PROBLEM DETAILS = Collect each line of the entries that holds the string "diagram".

DATA RECORDS =

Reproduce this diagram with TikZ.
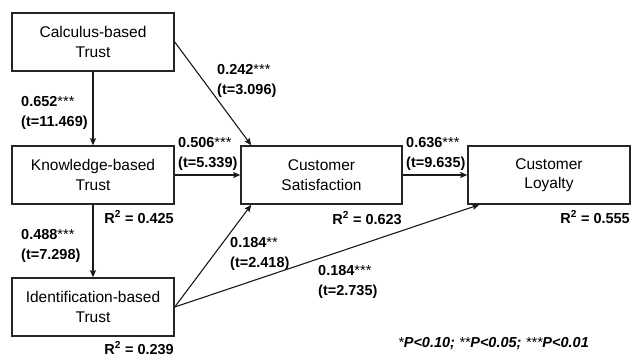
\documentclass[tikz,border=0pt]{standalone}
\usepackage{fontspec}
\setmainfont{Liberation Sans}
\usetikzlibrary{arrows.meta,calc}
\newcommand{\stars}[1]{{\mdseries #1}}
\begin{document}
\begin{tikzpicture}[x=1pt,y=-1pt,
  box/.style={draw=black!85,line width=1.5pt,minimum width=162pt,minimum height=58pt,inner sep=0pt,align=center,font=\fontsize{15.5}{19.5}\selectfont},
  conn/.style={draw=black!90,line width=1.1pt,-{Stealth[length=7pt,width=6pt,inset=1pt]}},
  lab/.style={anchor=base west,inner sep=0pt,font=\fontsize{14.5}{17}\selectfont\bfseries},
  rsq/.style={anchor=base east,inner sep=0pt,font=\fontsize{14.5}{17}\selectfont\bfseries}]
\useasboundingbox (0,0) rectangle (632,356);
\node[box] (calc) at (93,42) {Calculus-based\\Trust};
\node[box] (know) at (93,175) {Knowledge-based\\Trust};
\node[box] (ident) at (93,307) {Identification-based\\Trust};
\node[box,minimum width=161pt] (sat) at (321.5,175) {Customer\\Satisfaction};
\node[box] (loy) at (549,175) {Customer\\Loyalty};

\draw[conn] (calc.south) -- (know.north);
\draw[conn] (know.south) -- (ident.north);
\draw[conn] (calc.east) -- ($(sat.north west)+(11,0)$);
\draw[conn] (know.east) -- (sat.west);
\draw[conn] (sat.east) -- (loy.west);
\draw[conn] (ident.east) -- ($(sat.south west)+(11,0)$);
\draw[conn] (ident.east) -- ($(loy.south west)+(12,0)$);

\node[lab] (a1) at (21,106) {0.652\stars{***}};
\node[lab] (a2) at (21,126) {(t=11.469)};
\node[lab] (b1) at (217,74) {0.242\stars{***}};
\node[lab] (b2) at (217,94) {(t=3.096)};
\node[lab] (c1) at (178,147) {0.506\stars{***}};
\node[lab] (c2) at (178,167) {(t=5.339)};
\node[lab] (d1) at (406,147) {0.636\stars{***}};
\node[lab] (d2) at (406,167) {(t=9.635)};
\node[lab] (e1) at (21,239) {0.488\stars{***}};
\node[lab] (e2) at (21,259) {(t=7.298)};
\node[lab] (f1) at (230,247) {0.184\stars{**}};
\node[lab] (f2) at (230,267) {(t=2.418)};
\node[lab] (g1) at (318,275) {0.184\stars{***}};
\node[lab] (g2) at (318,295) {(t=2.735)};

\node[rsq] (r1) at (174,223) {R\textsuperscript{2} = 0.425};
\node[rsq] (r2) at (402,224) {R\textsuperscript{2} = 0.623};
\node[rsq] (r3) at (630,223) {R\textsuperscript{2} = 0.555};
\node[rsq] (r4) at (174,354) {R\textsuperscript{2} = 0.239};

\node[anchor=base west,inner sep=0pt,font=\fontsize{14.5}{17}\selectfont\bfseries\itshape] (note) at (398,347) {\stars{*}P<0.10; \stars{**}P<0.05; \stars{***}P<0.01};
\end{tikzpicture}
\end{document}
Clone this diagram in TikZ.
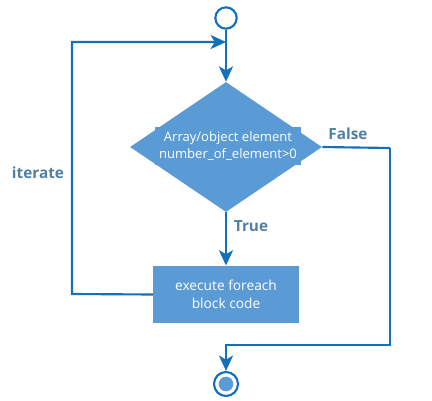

ANSWER TO THE EXERCISE =
Reproduce this diagram with TikZ.
Clone this diagram in TikZ.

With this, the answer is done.